We asked some pointed questions of each other. Many people had said that they could never imagine Shannon being a pastor’s wife, one of them even less than subtly suggesting that perhaps Shannon had sabotaged all this. She was honest with the fact that she didn’t think she was completely suited for it and that her own belief system had never been quite as steadfast as mine. She added that she wasn’t sure I was suited for it. She stated that she wasn’t so sure that I was a good speaker because I was passionate about God but just because I had a flare for being a performer. We talked about never having kids because our relationship had owned so much drama. She asked if I preferred her or Natalie and if that would have been true even if I had the choice from the starting gate if you will. We even talked about those uncomfortable sex details and came to grips with the fact that neither of us now, perhaps ever, agreed with how big of a deal people made of sex in their lives. (Certainly, the Marshallese style of constantly having it and not ever discussing it was not healthy and perhaps the population there and everywhere would be better served with some conversations about the consequences and biological possibility.) And slowly, intellectually, emotionally, perhaps in our own detached spiritual way, we fell in love again.
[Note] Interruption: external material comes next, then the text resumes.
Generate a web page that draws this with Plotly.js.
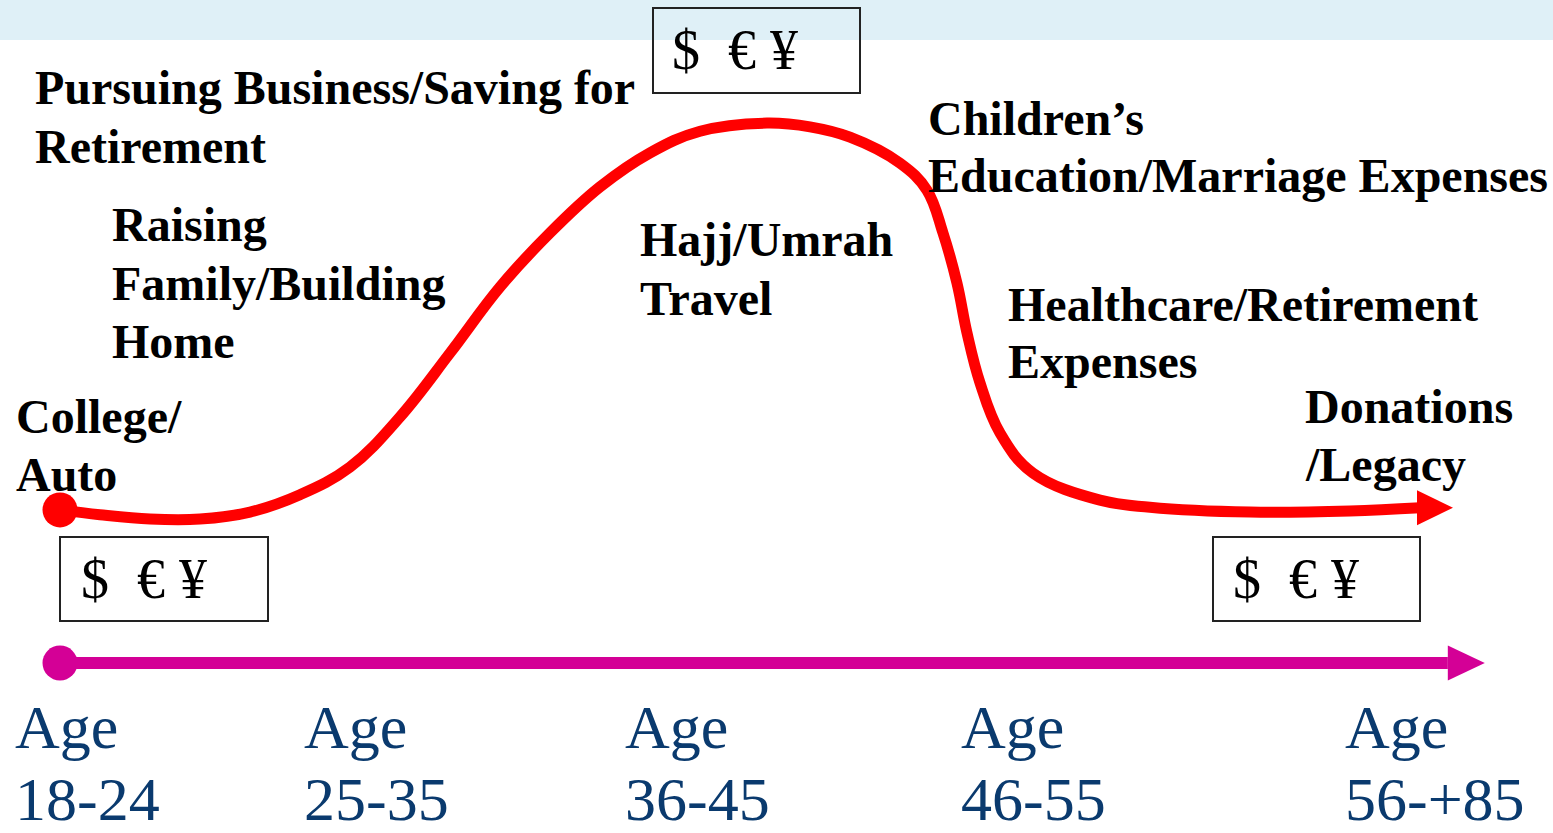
<!DOCTYPE html>
<html>
<head>
<meta charset="utf-8">
<script src="https://cdn.plot.ly/plotly-3.0.1.min.js"></script>
<style>
html,body{margin:0;padding:0;background:#fff;overflow:hidden}
#chart{width:1553px;height:833px}
</style>
</head>
<body>
<div id="chart"></div>
<script>
// ---------------- DATA ----------------
// life-stage progress along the timeline (0 = start, 100 = end)
const lifeProgress = [0, 2.87, 6.47, 10.06, 13.65, 17.24, 20.83, 24.43, 28.02, 31.61, 35.20, 38.79, 42.39, 45.98, 50.79, 53.88, 56.75, 60.34, 62.28, 63.43, 64.44, 65.16, 66.09, 67.53, 69.90, 74.71, 78.30, 85.49, 92.67, 97.70];
// relative spending / saving need level
const spendingLevel = [28.3, 27.4, 26.6, 26.6, 27.9, 31.1, 36.2, 45.5, 57.3, 69.5, 79.5, 88.0, 94.3, 98.3, 99.8, 99.1, 97.2, 92.4, 87.4, 79.5, 70.2, 61.0, 51.8, 42.5, 35.1, 30.1, 28.8, 27.9, 28.1, 28.7];
// timeline axis
const timelineX = [0, 99.7];
const timelineY = [0, 0];
// age stage tick labels
const ageTop = ["Age", "Age", "Age", "Age", "Age"];
const ageBottom = ["18-24", "25-35", "36-45", "46-55", "56-+85"];
// life-stage captions (one list of lines per caption)
const stageCaptions = [
  ["Pursuing Business/Saving for", "Retirement"],
  ["Raising", "Family/Building", "Home"],
  ["College/", "Auto"],
  ["Hajj/Umrah", "Travel"],
  ["Children\u2019s", "Education/Marriage Expenses"],
  ["Healthcare/Retirement", "Expenses"],
  ["Donations", "/Legacy"]
];
const currencyText = "$\u00a0\u00a0\u20ac\u00a0\u00a5";

// ---------------- LAYOUT HELPERS ----------------
const W = 1553, H = 833;
const X0PX = 60, XPX = 13.92;   // pixels per progress unit
const Y0PX = 663, YPX = 5.41;   // pixels per level unit
const xRange = [(0 - X0PX) / XPX, (W - X0PX) / XPX];
const yRange = [(Y0PX - H) / YPX, Y0PX / YPX];
const px = v => v / W;
const py = v => 1 - v / H;

// caption placement: left edge and first-line centre, line step
const captionPos = [
  {x: 34, y: 88}, {x: 111, y: 225}, {x: 15, y: 416}, {x: 639, y: 240},
  {x: 927, y: 118}, {x: 1007, y: 304}, {x: 1304, y: 406}
];
const LINE_STEP = 58;
const agePosX = [14, 303, 624, 960, 1344];
const boxes = [
  {x0: 60, y0: 537, x1: 268, y1: 621, tx: 80},
  {x0: 653, y0: 8, x1: 860, y1: 93, tx: 671},
  {x0: 1213, y0: 537, x1: 1420, y1: 621, tx: 1232}
];

const RED = "#ff0000", MAGENTA = "#d40096", NAVY = "#0a3a6e";
const SERIF = "Liberation Serif, Times New Roman, serif";
const BOLD = {family: SERIF, size: 48, color: "#000", weight: 700};

const annotations = [];
stageCaptions.forEach((lines, i) => {
  lines.forEach((t, j) => {
    annotations.push({
      xref: "paper", yref: "paper", x: px(captionPos[i].x), y: py(captionPos[i].y + j * LINE_STEP),
      xanchor: "left", yanchor: "middle", align: "left", showarrow: false,
      text: t, font: BOLD, borderpad: 0
    });
  });
});
agePosX.forEach((x, i) => {
  [ageTop[i], ageBottom[i]].forEach((t, j) => {
    annotations.push({
      xref: "paper", yref: "paper", x: px(x), y: py(727 + j * 72),
      xanchor: "left", yanchor: "middle", align: "left", valign: "middle", showarrow: false, borderpad: 0,
      text: t, font: {family: SERIF, size: 62, color: NAVY}
    });
  });
});
boxes.forEach(b => {
  annotations.push({
    xref: "paper", yref: "paper", x: px(b.tx), y: py((b.y0 + b.y1) / 2),
    xanchor: "left", yanchor: "middle", showarrow: false, borderpad: 0,
    text: currencyText, font: {family: SERIF, size: 56, color: "#000"}
  });
});

const shapes = [
  {type: "rect", xref: "paper", yref: "paper", x0: 0, x1: 1, y0: py(40), y1: 1,
   fillcolor: "#dff0f7", line: {width: 0}, layer: "below"}
];
boxes.forEach(b => shapes.push({
  type: "rect", xref: "paper", yref: "paper", x0: px(b.x0), x1: px(b.x1), y0: py(b.y1), y1: py(b.y0),
  fillcolor: "rgba(0,0,0,0)", line: {color: "#222", width: 2}
}));
// arrow heads anchored at the end of each series
const nLast = lifeProgress.length - 1;
shapes.push({type: "path", xref: "x", yref: "y", xsizemode: "pixel", ysizemode: "pixel",
  xanchor: lifeProgress[nLast], yanchor: spendingLevel[nLast],
  path: "M-3,-17.5 L33,0 L-3,17.5 Z", fillcolor: RED, line: {width: 0}});
shapes.push({type: "path", xref: "x", yref: "y", xsizemode: "pixel", ysizemode: "pixel",
  xanchor: timelineX[1], yanchor: timelineY[1],
  path: "M0,-17.5 L37,0 L0,17.5 Z", fillcolor: MAGENTA, line: {width: 0}});

const traces = [
  {x: timelineX, y: timelineY, mode: "lines", line: {color: MAGENTA, width: 12}, hoverinfo: "skip"},
  {x: [timelineX[0]], y: [timelineY[0]], mode: "markers", marker: {color: MAGENTA, size: 35}, hoverinfo: "skip"},
  {x: lifeProgress, y: spendingLevel, mode: "lines", line: {color: RED, width: 11, shape: "spline", smoothing: 1.1}, hoverinfo: "skip"},
  {x: [lifeProgress[0]], y: [spendingLevel[0]], mode: "markers", marker: {color: RED, size: 35}, hoverinfo: "skip"}
];

const layout = {
  width: W, height: H, margin: {l: 0, r: 0, t: 0, b: 0},
  paper_bgcolor: "#fff", plot_bgcolor: "#fff", showlegend: false,
  xaxis: {range: xRange, visible: false, fixedrange: true},
  yaxis: {range: yRange, visible: false, fixedrange: true},
  annotations: annotations, shapes: shapes
};
Plotly.newPlot("chart", traces, layout, {displayModeBar: false, staticPlot: true});
</script>
</body>
</html>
It was more guarded, more hurt but it was more candid as well, more grown up.
I was teaching religion and Spanish and she was teaching English. I was teaching religion with all the conviction I’d always shared God’s word with, perhaps with more so, overbalancing my doubts. I was preaching at the church on occasion, exalting God’s grace and his endless effort to communicate with us even going as far as to shave my head once in the middle of a sermon to illustrate what the prophet Ezekiel did. But I was tired and I was broken and I wasn’t falling in love with God again nearly as easily, if hardly at all. I’d failed Him and in my perspective, He’d returned the favor. All my questions about the universe, the Bible, the church were now the focus instead of the obstacle to the focus. It was like when you break up with someone. They had the same quirks that they did when you loved them, but now their quirks were the reason you broke up with them; and then became the reason you couldn’t stand them. They hadn’t changed and perhaps neither had you, but the relationship has changed and the perspective you had on each other had because of it. Like I had been with Shannon, I was back and forth on whether or not it was best that this relationship continue and at that point the pendulum could have gone either way.